And Moses and Aaron went in unto Pharaoh, and they did so as the LORD had commanded: and Aaron cast down his rod before Pharaoh, and before his servants, and it became a serpent. Then Pharaoh also called the wise men and the sorcerers: now the magicians of Egypt, they also did in like manner with their enchantments.
Exodus 7:10 and 7:11
‘The Lord works is mysterious ways’, sang the nineteenth century hymnodist William Cowper and the eminent filmmaker of Kerala, Aravindan, was probably aware of those ways. He sculpted his films with the ardency and the ambiguity of a mystic. Esthappan was a crudely made film, encumbered by shoddy production values and the episodic nature of the narration hindered the film’s natural flow. Aravindan cast non-actors in the movie, which is always a risky proposition. Performance of non- actors might feel ‘natural’ but their inability to emote on screen can work against the characterization of the film. Despite these obvious drawbacks, Esthappan is a work of art that explores spirituality and sainthood in more ways than one. Esthappan is one of most intellectually moving Malayalam films produced.
The setting is a Catholic coastal village in Kerala inhabited by poor fisher folks and Esthappan, the protagonist, is the local weirdo. The movie opens with the scene of Esthappan emerging from the shimmering waters of the ocean, under the setting sun. The scene evokes the Biblical event when Jesus Christ walked on the surface of water and is suggestive of the divine leanings of the character. The fisher folks, mending their nets in the sweltering heat, is not really convinced. The priest at the local church sermonizes to his congregation that as Christians they are expected to earn their livelihood by honest labor as Jesus had done two thousand years ago. But Esthappan does not work, he just wanders around the village swinging the thurible. This contradiction does not escape the villagers and many are suspicious of his putative sacredness.
Esthappan gets on with his life, sketching biblical scenes on abandoned walls with charcoal stubs and confounding children with cryptic proverbs. He irritates the rich contractor who builds seawalls along the coastline by reciting satirical verses aloud, ostensibly to embarrass him. Lopez, the man who drives the contractor’s truck is not amused by Esthappan’s antics. Aravindan probes into Esthappan’s credibility through many episodes in the film. The viewer has to draw his own conclusions about the nature of the protagonist, whether he is a saint or a charlatan. The filmmaker utilizes nighttime shots to illustrate the idea that sacredness itself is obscure in nature and man has to wade through darkness to comprehend true spirituality.

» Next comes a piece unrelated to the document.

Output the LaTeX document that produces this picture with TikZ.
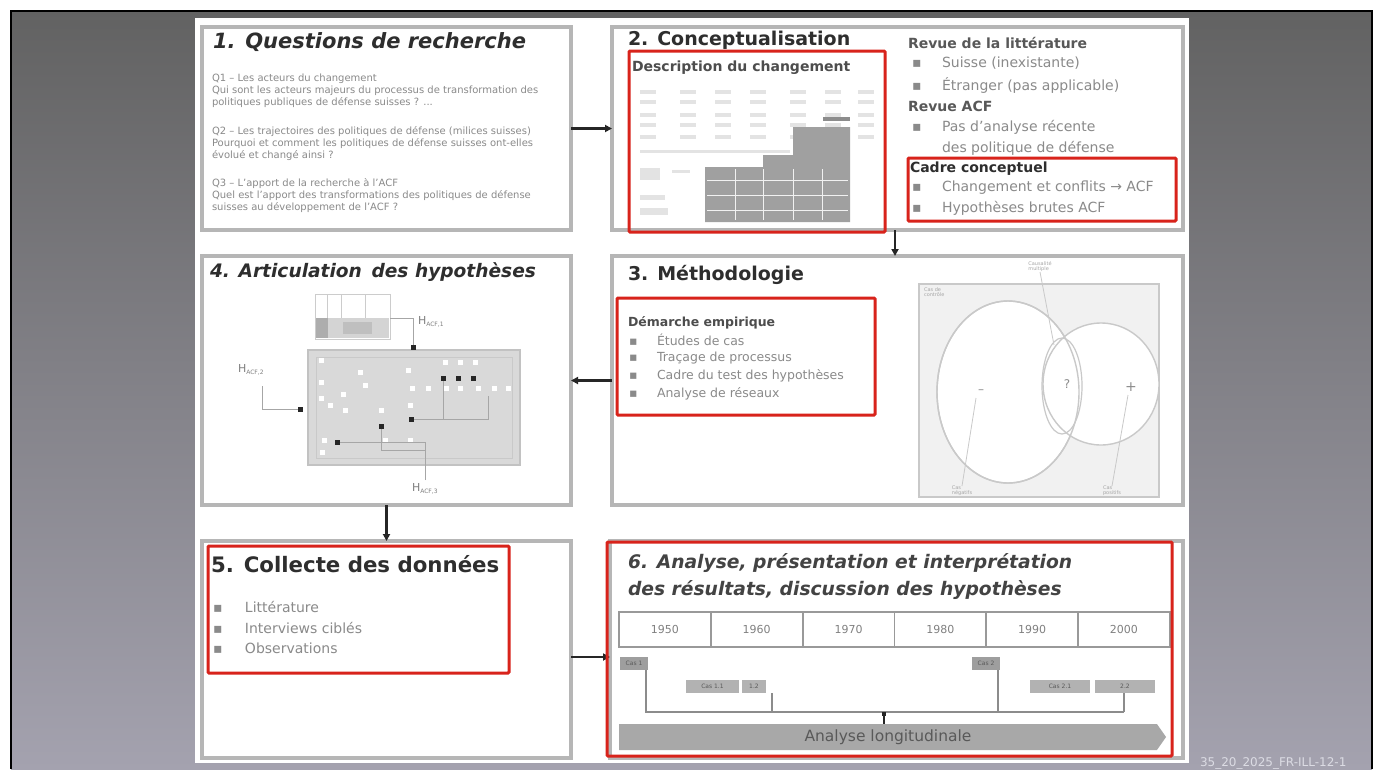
\documentclass[tikz,border=0pt]{standalone}
\usepackage{fontspec}
\setmainfont{DejaVu Sans}
\usetikzlibrary{arrows.meta,shapes.geometric,shapes.arrows}
\definecolor{boxgray}{HTML}{B6B6B6}
\definecolor{redc}{HTML}{D8231B}
\definecolor{txtg}{HTML}{8A8A8A}
\definecolor{txtd}{HTML}{2E2E2E}
\definecolor{bgtop}{HTML}{626262}
\definecolor{bgbot}{HTML}{A4A2AF}
\definecolor{venn}{HTML}{C9C9C9}
\definecolor{vennbg}{HTML}{F1F1F1}
\definecolor{tph}{HTML}{E3E3E3}
\definecolor{blk}{HTML}{A0A0A0}
\definecolor{footc}{HTML}{DCDCE4}
\newcommand{\fsz}[1]{\fontsize{#1}{#1}\selectfont}
\newcommand{\bul}{\makebox[30pt][l]{▪}}
\begin{document}
\begin{tikzpicture}[x=1pt,y=-1pt,
  every node/.style={inner sep=0pt,outer sep=0pt},
  panel/.style={draw=boxgray,line width=4pt,fill=white,anchor=north west},
  redbox/.style={draw=redc,line width=3pt,rounded corners=1pt,anchor=north west},
  arr/.style={draw=black!85,line width=2.2pt,-{Triangle[length=7pt,width=7pt]}},
  ttl/.style={anchor=west,text=txtd,font=\fsz{19}\bfseries},
  ttli/.style={anchor=west,text=txtd,font=\fsz{21}\bfseries\itshape},
  body/.style={anchor=north west,align=left,text=txtg,font=\fontsize{10}{12}\selectfont},
  rtxt/.style={anchor=west,text=txtg,font=\fsz{14}},
  rhd/.style={anchor=west,text=txtd!80,font=\fsz{14}\bfseries},
  sq/.style={fill=white,minimum size=5pt},
  bsq/.style={fill=black!85,minimum size=5pt},
  net/.style={draw=black!35,line width=1pt},
  tiny/.style={text=black!35,font=\fsz{5},align=left},
  lead/.style={draw=venn,line width=0.8pt},
  tl/.style={draw=black!45,line width=1.5pt},
  caslab/.style={fill=black!38,text=black!65,font=\fsz{6},minimum height=13pt,anchor=north west}
]
% background
\useasboundingbox (0,0) rectangle (1378,769);
\fill[white] (0,0) rectangle (1378,769);
\shade[top color=bgtop,bottom color=bgbot] (11,11) rectangle (1372,769);
\draw[black,line width=2.5pt] (11,769) -- (11,11) -- (1372,11) -- (1372,769);
\fill[white] (195,18) rectangle (1189,763);

% boxes
\node[panel,minimum width=369,minimum height=203] (b1) at (202,27) {};
\node[panel,minimum width=571,minimum height=203] (b2) at (612,27) {};
\node[panel,minimum width=571,minimum height=249] (b3) at (612,256) {};
\node[panel,minimum width=369,minimum height=249] (b4) at (202,256) {};
\node[panel,minimum width=369,minimum height=217] (b5) at (202,541) {};
\node[panel,minimum width=573,minimum height=217] (b6) at (610,541) {};

% connectors
\coordinate (x23) at (895,0);
\coordinate (y56) at (0,657);
\draw[arr] (b1.east) -- (b2.west);
\draw[arr] (b2.south -| x23) -- (b3.north -| x23);
\draw[arr] (b3.west) -- (b4.east);
\draw[arr] (b4.south) -- (b5.north);
\draw[arr] (b5.east |- y56) -- (b6.west |- y56);

% ---- Box 1
\node[ttli] (t1) at (213,42) {1. Questions de recherche};
\node[body] (q1) at (212,74) {Q1 – Les acteurs du changement\\Qui sont les acteurs majeurs du processus de transformation des\\politiques publiques de défense suisses ? ...};
\node[body] (q2) at (212,126) {Q2 – Les trajectoires des politiques de défense (milices suisses)\\Pourquoi et comment les politiques de défense suisses ont-elles\\évolué et changé ainsi ?};
\node[body] (q3) at (212,178) {Q3 – L'apport de la recherche à l'ACF\\Quel est l'apport des transformations des politiques de défense\\suisses au développement de l'ACF ?};

% ---- Box 2
\node[ttl] (t2) at (628,40) {2. Conceptualisation};
\node[anchor=west,text=txtd!85,font=\fsz{14}\bfseries] (d2) at (632,68) {Description du changement};
% table placeholders
\foreach \yy in {90,100,113,123,135}{
  \foreach \xx in {640,680,715,750,790,825,858}{
    \fill[tph] (\xx,\yy) rectangle ++(16,4);
  }
}
\fill[tph] (640,150) rectangle (790,153);
\fill[tph] (640,168) rectangle (660,180);
\fill[tph] (640,195) rectangle (665,200);
\fill[tph] (640,208) rectangle (668,215);
\fill[tph] (672,170) rectangle (690,173);
\fill[blk] (705,222) -- (705,167) -- (763,167) -- (763,155) -- (793,155) -- (793,127) -- (850,127) -- (850,222) -- cycle;
\fill[black!45] (823,117) rectangle (850,121);
\foreach \yy in {180,195,210}{\draw[white!85!blk,line width=0.6pt] (707,\yy) -- (848,\yy);}
\foreach \xx in {735,763,793,822}{\draw[white!85!blk,line width=0.6pt] (\xx,169) -- (\xx,220);}
% right column
\node[rhd] (r2a) at (908,43) {Revue de la littérature};
\node[rtxt] (r2c) at (912,63) {\bul Suisse (inexistante)};
\node[rtxt] (r2e) at (912,85) {\bul Étranger (pas applicable)};
\node[rhd] (r2f) at (908,106) {Revue ACF};
\node[rtxt] (r2h) at (912,127) {\bul Pas d'analyse récente};
\node[rtxt] (r2i) at (942,148) {des politique de défense};
\node[rhd,text=txtd] (r2j) at (910,169) {Cadre conceptuel};
\node[rtxt] (r2l) at (912,188) {\bul Changement et conflits → ACF};
\node[rtxt] (r2n) at (912,208) {\bul Hypothèses brutes ACF};

% ---- Box 3
\node[ttl] (t3) at (628,275) {3. Méthodologie};
\node[anchor=west,text=txtd!85,font=\fsz{12.5}\bfseries] (m0) at (628,323) {Démarche empirique};
\foreach \yy/\tt [count=\i] in {340/Études de cas,358/Traçage de processus,376/Cadre du test des hypothèses,394/Analyse de réseaux}{
  \node[anchor=west,text=txtg,font=\fsz{12.5}] (m\i) at (629,\yy) {\makebox[28pt][l]{▪}\tt};
}
% Venn
\node[draw=venn,fill=vennbg,line width=1.5pt,minimum width=240,minimum height=213,anchor=north west] (vrect) at (919,284) {};
\node[ellipse,draw=venn,fill=white,line width=1.4pt,minimum width=142,minimum height=182] (vbig) at (1008,392) {};
\node[ellipse,draw=venn,fill=white,line width=1.4pt,minimum width=116,minimum height=122] (vsmall) at (1101,384) {};
\node[ellipse,draw=venn,line width=1.4pt,minimum width=142,minimum height=182] (vbig2) at (1008,392) {};
\node[ellipse,draw=venn,line width=1.2pt,minimum width=40,minimum height=96] (vlens) at (1062,386) {};
\node[text=black!45,font=\fsz{12}] (vm) at (981,392) {–};
\node[text=black!45,font=\fsz{12}] (vq) at (1067,384) {?};
\node[text=black!45,font=\fsz{14}] (vp) at (1131,387) {+};
\node[tiny,anchor=south] (lt) at (1040,272) {Causalité\\multiple};
\node[tiny,anchor=north west] (ltl) at (924,288) {Cas de\\contrôle};
\node[tiny,anchor=north] (lbl) at (962,486) {Cas\\négatifs};
\node[tiny,anchor=north] (lbr) at (1112,486) {Cas\\positifs};
\draw[lead] (lt.south) -- (1054,345);
\draw[lead] (lbl.north) -- (976,398);
\draw[lead] (lbr.north) -- (1128,395);

% ---- Box 4
\node[ttli,font=\fsz{18.6}\bfseries\itshape] (t4) at (210,272) {4. Articulation\, des hypothèses};
\node[draw=black!20,fill=white,line width=1pt,minimum width=75,minimum height=45,anchor=north west] (tbl) at (315,294) {};
\foreach \xx in {327,341,365}{\draw[black!20,line width=1pt] (\xx,294) -- (\xx,318);}
\fill[black!17] (316,318) rectangle (389,338);
\fill[black!32] (316,318) rectangle (328,338);
\fill[black!25] (343,322) rectangle (372,334);
\node[draw=black!24,fill=black!15,line width=2pt,minimum width=212,minimum height=115,anchor=north west] (npan) at (308,350) {};
\draw[black!21,line width=1pt] (316,357) rectangle (512,458);
\draw[net] (411,419) -- (488,419) -- (488,396);
\draw[net] (443,378) -- (443,419);
\draw[net] (381,426) -- (381,450) -- (425,450);
\foreach \p in {(321,360),(321,382),(321,398),(330,405),(345,410),(365,385),(343,394),(408,370),(445,362),(460,362),(475,362),(412,388),(428,388),(446,388),(460,388),(478,388),(494,388),(508,388),(381,410),(410,405),(324,440),(322,452),(385,440),(410,440),(360,372)}{
  \node[sq] at \p {};
}
\foreach \p in {(443,378),(458,378),(473,378),(381,426),(411,419)}{
  \node[bsq] at \p {};
}
\node[bsq] (h1e) at (413,347) {};
\node[bsq] (h2e) at (300,409) {};
\node[bsq] (h3e) at (337,442) {};
\node[anchor=west,text=black!50,font=\fsz{11}] (h1) at (418,322) {H\textsubscript{\fsz{6}ACF,1}};
\node[anchor=west,text=black!50,font=\fsz{11}] (h2) at (238,370) {H\textsubscript{\fsz{6}ACF,2}};
\node[anchor=west,text=black!50,font=\fsz{11}] (h3) at (412,489) {H\textsubscript{\fsz{6}ACF,3}};
\draw[net] (tbl.east |- 0,318) -- (413,318) -- (h1e);
\draw[net] (262,386) -- (262,409) -- (h2e);
\draw[net] (425,480) -- (425,442) -- (h3e);

% ---- Box 5
\node[ttl,font=\fsz{21.3}\bfseries] (t5) at (211,564) {5. Collecte des données};
\foreach \yy/\tt [count=\i] in {607/Littérature,628/Interviews ciblés,648/Observations}{
  \node[anchor=west,text=txtg,font=\fsz{14}] (c\i) at (213,\yy) {\makebox[32pt][l]{▪}\tt};
}

% ---- Box 6
\node[ttli,font=\fsz{18.7}\bfseries\itshape,text=txtd!90] (t6a) at (628,563) {6. Analyse, présentation et interprétation};
\node[ttli,font=\fsz{18.7}\bfseries\itshape,text=txtd!90] (t6b) at (628,590) {des résultats, discussion des hypothèses};
\foreach \yr [count=\i] in {1950,1960,1970,1980,1990,2000}{
  \node[draw=black!40,line width=1.8pt,minimum width=91.8,minimum height=35,anchor=north west,text=black!50,font=\fsz{11}] (yr\i) at ({619+(\i-1)*91.8},612) {\yr};
}
\node[caslab,minimum width=28] (cas1) at (620,657) {Cas 1};
\node[caslab,minimum width=28] (cas2) at (972,657) {Cas 2};
\node[caslab,minimum width=53,fill=black!30] (s11) at (686,680) {Cas 1.1};
\node[caslab,minimum width=24,fill=black!30] (s12) at (742,680) {1.2};
\node[caslab,minimum width=60,fill=black!30] (s21) at (1030,680) {Cas 2.1};
\node[caslab,minimum width=60,fill=black!30] (s22) at (1095,680) {2.2};
\draw[tl] (cas1.south -| 646,0) -- (646,712) -- (1124,712);
\draw[tl] (s12.south -| 772,0) -- (772,712);
\draw[tl] (cas2.south -| 998,0) -- (998,712);
\draw[tl] (s22.south -| 1124,0) -- (1124,712);
\node[single arrow,fill=black!34,minimum height=547,minimum width=26,single arrow head extend=0pt,single arrow tip angle=110,anchor=west,text=black!65,font=\fsz{15.5}] (longi) at (619,737) {Analyse longitudinale};
\draw[black!85,line width=1.5pt] (884,712) -- (longi.north -| 884,0);
\fill[black!85] (882,712) rectangle (886,716);

% red highlights
\node[redbox,minimum width=256,minimum height=181] (r1) at (629,51) {};
\node[redbox,minimum width=268,minimum height=63] (rr2) at (908,158) {};
\node[redbox,minimum width=258,minimum height=117] (r3) at (617,298) {};
\node[redbox,minimum width=301,minimum height=127] (r4) at (208,546) {};
\node[redbox,minimum width=565,minimum height=214] (r5) at (607,542) {};

% footer
\node[anchor=west,text=footc,font=\fsz{12}] (foot) at (1200,763) {35\_20\_2025\_FR-ILL-12-1};
\end{tikzpicture}
\end{document}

In one interesting scene, Lopez and his cronies take Esthappan to the priest accusing him of stealing a stalk of bananas. When the priest asks Esthappan to narrate his side of the story, he tells a very strange tale. He says that he was strolling around the beach at night when a thief, chased by a mob, approached him with a stalk of bananas. The thief appealed for help, lamenting that he was forced to steal the bananas to feed his starving family and if caught, the mob would lynch him. Esthappan, in the dark of the night, purchased the stalk of bananas from the thief and let him run away to safety. Around that time, Lopez and his friends who led the mob, caught Esthappan with the stalk of bananas. The version narrated by Esthappan sounds like a parable and its authenticity is as good as that of one.
The sexton reports to the priest that he had seen Esthappan hanging around the cemetery at night with a bunch of people. The sexton gives the impression that Esthappan is a graver robber. The same man, when gets drunk at the hooch stall, puts a mysterious spin on the story. The sexton claims that she saw Esthappan capering around the graveyard in the company of awakened dead souls. There are numerous instances in the film where Esthappan is presented as a man inspired by divinity in the Biblical sense. Nevertheless, in all those occurrences, a skeptical viewer has enough reasons to cast doubts on the protagonist’s supposed sainthood.
The film ends on a note that tips the scale in favor of Esthappan, the saint, though not very convincingly. Towards the end of the film, Esthappan goes missing and the rumors of people sighting him at different places at the same time spreads. On the night of the church fair, performers enact scenes from the Bible in a miracle play, donning glittering costumes. At dawn, Esthappan is seen lying dead on a bed of jagged rocks, accompanied by cycles of crashing sea waves. Esthappan had to face the truth of death, like all human beings, transcendental or mundane.
Esthappan was adjudged the best film and Aravindan the best director at the Kerala State Film Awards of 1980. The film was and still is maligned as pretentious by most Malayalee film goers. It is also seen as a movie that epitomizes highbrow or arthouse cinematic culture and therefore, thought to be far removed from the sensibilities of the so called common folk. Esthappan might not be for everybody and that can be true for all artistic expressions. But for the people who are willing to put in the effort and be patient, it is a deeply satisfying and rewarding motion picture experience.